Le philosophe cynique Ménippe, Grec de Syrie, qui vivait au 4è ou au 3è siècle avant l’ère chrétienne, avait laissé une réputation presque légendaire de satirique spirituel et audacieux. Il avait d’ailleurs publié un recueil de satires qui devinrent des modèles du genre. Ainsi l’érudit Varron (116-27), que certains ont appelé « le plus savant des Romains », avait écrit des satires à la manière de Menippe. C’est du même souvenir que se sont inspirés les auteurs du plus célèbre de tous les pamphlets qui ont été publiés pendant la Ligue, la Satire Ménippée du catholicon double d’Espagne et des Etats de la Ligue, œuvre littéraire de grande valeur qui a contribué à ramener les esprits de l’époque à plus de tolérance.
Cette satire met d’abord en scène deux charlatans, l’un Espagnol, l’autre Lorrain, symbolisant le roi d’Espagne, Philippe II, et le duc de Mayenne, de la maison de Guise et de Lorraine, avec tous leurs partisans, et vendant une drogue aux vertus merveilleuses, le catholicon double d’Espagne. Puis la satire fait défiler dans la plus véridique et la plus comique des descriptions, la procession ordonnée par la Ligue avant l’ouverture des Etats. Enfin la salle même des Etats ayant été décrite, avec ses tapisseries allégoriques, dont les malicieux écrivains inventent les sujets, afin d’y trouver plus sûrement matière à railleries ironiques, la satire rapporte les discours plus ou moins longs, plus ou moins risibles des différents orateurs qui se sont fait entendre aux Etats. Parmi ceux-ci, on notera en dernier lieu celui de M. d’Aubray parlant pour le Tiers Etat, protestation abondante et, par endroits, chaleureuse du bon sens et de l’honnêteté.
L’idée première de la Ménippée peut-être attribuée avec une quasi certitude à un certain Pierre Leroy, chanoine de Rouen, « homme honorable et très ennemi des factions », comme le décrit de Thou dans son Histoire. Ce dernier fait aussi allusion à un autre écrivain qui aurait porté à sa perfection le dessein de Le Roy. Dans ce collaborateur essentiel, il faut probablement (mais pas sûrement) reconnaître l’illustre jurisconsulte Pierre Pithou (1539-1596), qui serait particulièrement l’auteur de la Harangue de M. d’Aubray.
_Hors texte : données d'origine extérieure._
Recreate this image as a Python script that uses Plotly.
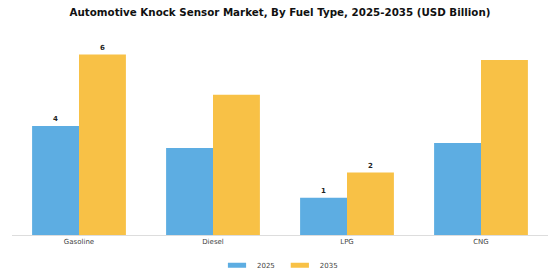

En outre le poète Nicolas Rapin ((1540-1608), qui avait été grand prévôt de la connétable de Paris, et s’était battu plus tard à Ivry, dans les rangs de l’armée royale, mais aussi Jean Passerat (1534-1602), professeur au Collège Royal (Collège de France), prirent pour eux le soin d’écrire les vers de la Satire, auxquels se joignit un peu plus tard une ingénieuse pièce de Gilles Durant (1550-1615), avocat au Parlement de Paris qui cultivait la poésie. Cette pièce est une satire fine et naïve dirigée contre la Ligue, intitulée : A mademoiselle ma cousine sur le trespas de son asné, regret funèbre.
On regarde enfin comme ayant collaboré à cette œuvre collective et anonyme Jacques Gillot, conseiller clerc au Parlement, chez lequel tous les autres se réunissaient, et l’érudit Florent Chrestien (1540-1596), ancien précepteur, sans oublier…Henri IV. Les Etats de la Ligue avaient eu lieu en février 1593, et la Satire parut datée de cette même année, mais elle ne fut publiée qu’en 1594, c’est-à-dire après la conversion et le sacre d’Henri IV, quand ce roi était déjà dans Paris ou tout près d’y entrer. Elle fut d’abord intitulée la Vertu du Catholicon d’Espagne, puis l’année suivante après la soumission de Paris, on ajouta à cette brochure un Abrégé des Estats de la Ligue, le tout recevant le nom de Satire Ménipée.